### What is needed
Skip the pictures, please, and write out exactly the lines from the opening of the data through the line containing "const headerValues = ['-13.1".

### Dataset content

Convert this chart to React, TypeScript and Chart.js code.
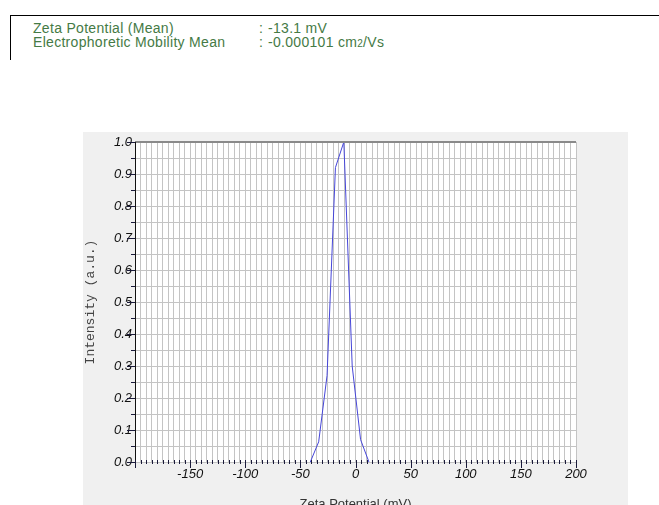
import React, { useEffect, useRef } from 'react';
import { Chart, registerables } from 'chart.js';

Chart.register(...registerables);

// ---- data ----
const zetaPotentials = [-41, -33.4, -25.8, -18.2, -10.6, -3.0, 4.6, 12.2];
const intensities = [0, 0.063, 0.27, 0.92, 1.0, 0.3, 0.07, 0];
const xTickLabels = [-150, -100, -50, 0, 50, 100, 150, 200];
const yTickLabels = ['0.0', '0.1', '0.2', '0.3', '0.4', '0.5', '0.6', '0.7', '0.8', '0.9', '1.0'];
const xRange = [-200, 200];
const yRange = [0, 1];
const xTitle = 'Zeta Potential (mV)';
const yTitle = 'Intensity (a.u.)';
const headerLabels = ['Zeta Potential (Mean)', 'Electrophoretic Mobility Mean'];
const headerValues = ['-13.1 mV', '-0.000101 cm'];

const framePlugin = {
  id: 'frame',
  beforeDraw(chart: any) {
    const { ctx, chartArea } = chart;
    ctx.save();
    ctx.fillStyle = '#ffffff';
    ctx.fillRect(chartArea.left, chartArea.top, chartArea.right - chartArea.left, chartArea.bottom - chartArea.top);
    ctx.restore();
  },
  afterDraw(chart: any) {
    const { ctx, chartArea } = chart;
    const xs = chart.scales.x;
    const ys = chart.scales.y;
    ctx.save();
    // top border
    ctx.strokeStyle = '#8a8a8a';
    ctx.lineWidth = 2;
    ctx.beginPath();
    ctx.moveTo(chartArea.left, chartArea.top);
    ctx.lineTo(chartArea.right, chartArea.top);
    ctx.stroke();
    // left axis line
    ctx.strokeStyle = '#111111';
    ctx.lineWidth = 1;
    ctx.beginPath();
    const lx = Math.round(chartArea.left) + 0.5;
    ctx.moveTo(lx, chartArea.top);
    ctx.lineTo(lx, chartArea.bottom + 4);
    ctx.stroke();
    // x tick marks
    ctx.strokeStyle = '#1a1a3a';
    ctx.beginPath();
    xs.ticks.forEach((t: any) => {
      const v = Math.round(t.value);
      const px = Math.round(xs.getPixelForValue(t.value)) + 0.5;
      const major = xTickLabels.includes(v) || v === xRange[0];
      ctx.moveTo(px, chartArea.bottom - 2);
      ctx.lineTo(px, chartArea.bottom + (major ? 6 : 2));
    });
    ctx.stroke();
    // y tick marks
    ctx.beginPath();
    ys.ticks.forEach((t: any) => {
      const py = Math.round(ys.getPixelForValue(t.value)) + 0.5;
      const major = Math.round(t.value * 20) % 2 === 0;
      ctx.moveTo(chartArea.left - (major ? 8 : 4), py);
      ctx.lineTo(chartArea.left, py);
    });
    ctx.stroke();
    ctx.restore();
  },
};

function ZetaChart() {
  const ref = useRef<HTMLCanvasElement | null>(null);
  useEffect(() => {
    if (!ref.current) return;
    const chart = new Chart(ref.current, {
      type: 'line',
      data: {
        datasets: [
          {
            data: zetaPotentials.map((x, i) => ({ x, y: intensities[i] })),
            borderColor: '#4646d8',
            borderWidth: 1,
            pointRadius: 0,
            tension: 0,
            fill: false,
          },
        ],
      },
      options: {
        animation: false,
        responsive: false,
        devicePixelRatio: 1,
        layout: { padding: { left: 80, top: 142, right: 83, bottom: 0 } },
        plugins: { legend: { display: false }, tooltip: { enabled: false } },
        scales: {
          x: {
            type: 'linear',
            min: xRange[0],
            max: xRange[1],
            afterFit: (s: any) => {
              s.height = 58;
            },
            border: { display: false },
            grid: { color: '#c4c4c4', lineWidth: 1, drawTicks: false },
            ticks: {
              stepSize: 5,
              autoSkip: false,
              maxRotation: 0,
              minRotation: 0,
              padding: 5,
              color: '#111111',
              font: { family: 'Liberation Sans', size: 13, style: 'italic' },
              callback: (v: any) => {
                const r = Math.round(Number(v));
                return xTickLabels.includes(r) ? String(r) : '';
              },
            },
            title: {
              display: true,
              text: xTitle,
              color: '#333333',
              font: { family: 'Liberation Sans', size: 13 },
              padding: { top: 0, bottom: 8 },
            },
          },
          y: {
            type: 'linear',
            min: yRange[0],
            max: yRange[1],
            afterFit: (s: any) => {
              s.width = 55;
            },
            border: { display: false },
            grid: { color: '#c4c4c4', lineWidth: 1, drawTicks: false },
            ticks: {
              stepSize: 0.05,
              autoSkip: false,
              padding: 3,
              color: '#111111',
              font: { family: 'Liberation Sans', size: 13, style: 'italic' },
              callback: (v: any) => {
                const n = Math.round(Number(v) * 20);
                return n % 2 === 0 ? yTickLabels[n / 2] : '';
              },
            },
            title: {
              display: true,
              text: yTitle,
              color: '#444444',
              font: { family: 'Liberation Mono', size: 13 },
              padding: { top: 3, bottom: 0 },
            },
          },
        },
      },
      plugins: [framePlugin],
    } as any);
    return () => chart.destroy();
  }, []);
  return (
    <canvas
      ref={ref}
      width={659}
      height={520}
      style={{ position: 'absolute', left: 0, top: 0, width: 659, height: 520 }}
    />
  );
}

const green = '#457a45';
const headerFont: React.CSSProperties = {
  position: 'absolute',
  fontFamily: '"Liberation Sans", Arial, sans-serif',
  fontSize: 14,
  lineHeight: '16px',
  letterSpacing: '0.3px',
  color: green,
  whiteSpace: 'nowrap',
};

export default function App() {
  return (
    <div
      style={{
        position: 'fixed',
        left: 0,
        top: 0,
        width: 659,
        height: 505,
        overflow: 'hidden',
        background: '#ffffff',
      }}
    >
      <div style={{ position: 'absolute', left: 10, top: 15, width: 649, height: 1, background: '#000' }} />
      <div style={{ position: 'absolute', left: 10, top: 15, width: 1, height: 45, background: '#000' }} />
      <div style={{ ...headerFont, left: 33, top: 20 }}>{headerLabels[0]}</div>
      <div style={{ ...headerFont, left: 259, top: 20 }}>:</div>
      <div style={{ ...headerFont, left: 268, top: 20 }}>{headerValues[0]}</div>
      <div style={{ ...headerFont, left: 33, top: 33.5 }}>{headerLabels[1]}</div>
      <div style={{ ...headerFont, left: 259, top: 33.5 }}>:</div>
      <div style={{ ...headerFont, left: 268, top: 33.5 }}>
        {headerValues[1]}
        <span style={{ fontSize: 10 }}>2</span>/Vs
      </div>
      <div
        style={{
          position: 'absolute',
          left: 83,
          top: 132,
          width: 545,
          height: 373,
          background: '#f0f0f0',
        }}
      />
      <ZetaChart />
    </div>
  );
}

### Written solution
Convert this chart to React, TypeScript and Chart.js code.
import React, { useEffect, useRef } from 'react';
import { Chart, registerables } from 'chart.js';

Chart.register(...registerables);

// ---- data ----
const zetaPotentials = [-41, -33.4, -25.8, -18.2, -10.6, -3.0, 4.6, 12.2];
const intensities = [0, 0.063, 0.27, 0.92, 1.0, 0.3, 0.07, 0];
const xTickLabels = [-150, -100, -50, 0, 50, 100, 150, 200];
const yTickLabels = ['0.0', '0.1', '0.2', '0.3', '0.4', '0.5', '0.6', '0.7', '0.8', '0.9', '1.0'];
const xRange = [-200, 200];
const yRange = [0, 1];
const xTitle = 'Zeta Potential (mV)';
const yTitle = 'Intensity (a.u.)';
const headerLabels = ['Zeta Potential (Mean)', 'Electrophoretic Mobility Mean'];
const headerValues = ['-13.1 mV', '-0.000101 cm'];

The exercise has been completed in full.